Here, Anna Sewell is advocating for giving horses a day off. In the 1800’s, cabs were drawn by horses, and the horses were worked, hard, seven days a week. Sewell wrote Black Beauty to publicize the plight of working horses, but it’s not much of a stretch to think she was hinting that the same need for rest applies to people.

In my life I’ve known a very few people with strict ideas of how much should not be done on a Sabbath. One family laughed about having food prepared ahead of time for weekend dinner parties, explaining that they still served their grandparents’ Sabbath recipes though customs were no longer as strict. For them, a day of rest and reverence was a relaxed meal with friends, made only from food that was cooked the day before. No “working” on a Sabbath meant they had some of the most relaxed weekend dinner parties you could imagine.

Another group I knew had a tradition of hosting work parties for community projects, often with a big potluck after. Out of necessity, food preparation was done the day before, or some was storebought on the way into worship. Dishwashing for large gatherings was a mother bear made bearable by sharing the load.
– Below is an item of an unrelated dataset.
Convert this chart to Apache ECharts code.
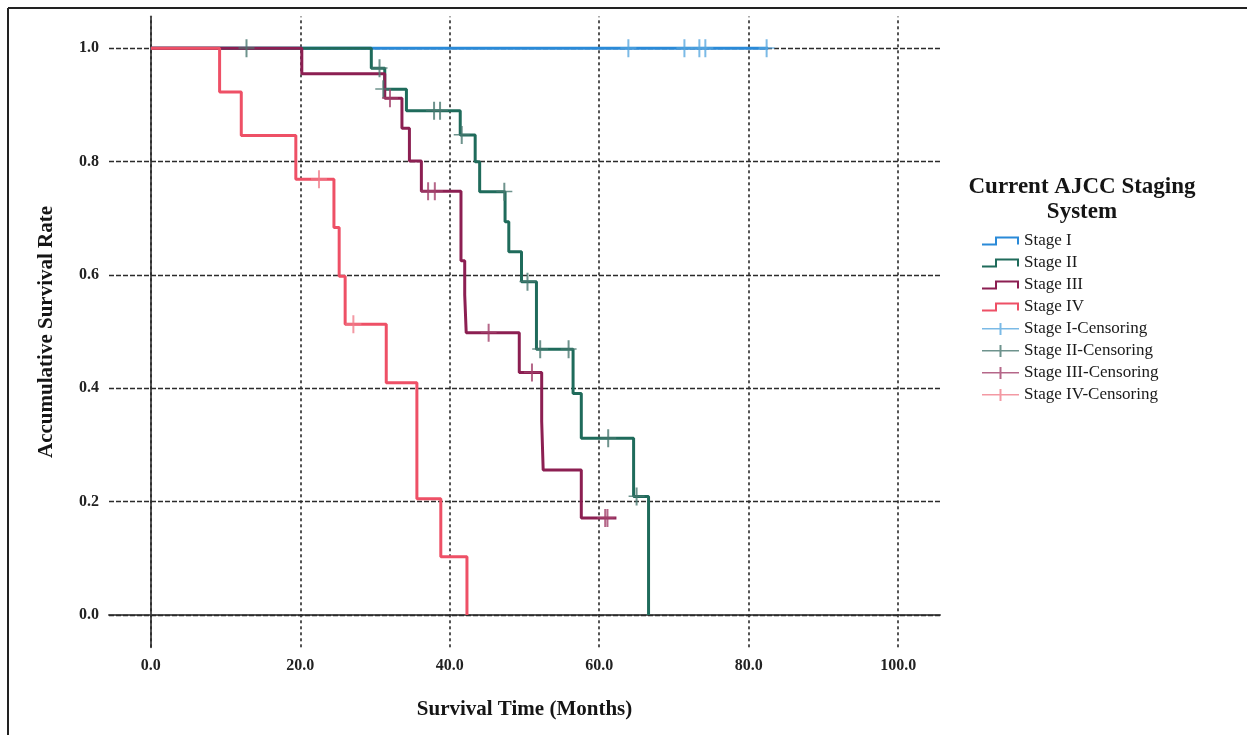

Cooperative work and good company made everything better.

Both of these examples required some planning and follow-through – looking after our own souls. The emphasis was on wellbeing and being in it together, and the energy of it spilled over into other days of the week. The day before was a warmup, and the day after got a boost from the afterglow – not always, but often. In both cases, nobody was sitting alone at a computer trying to finish one more thing, and we were out of our daily grind. We left that place where we “always sitting… waiting for a fare.”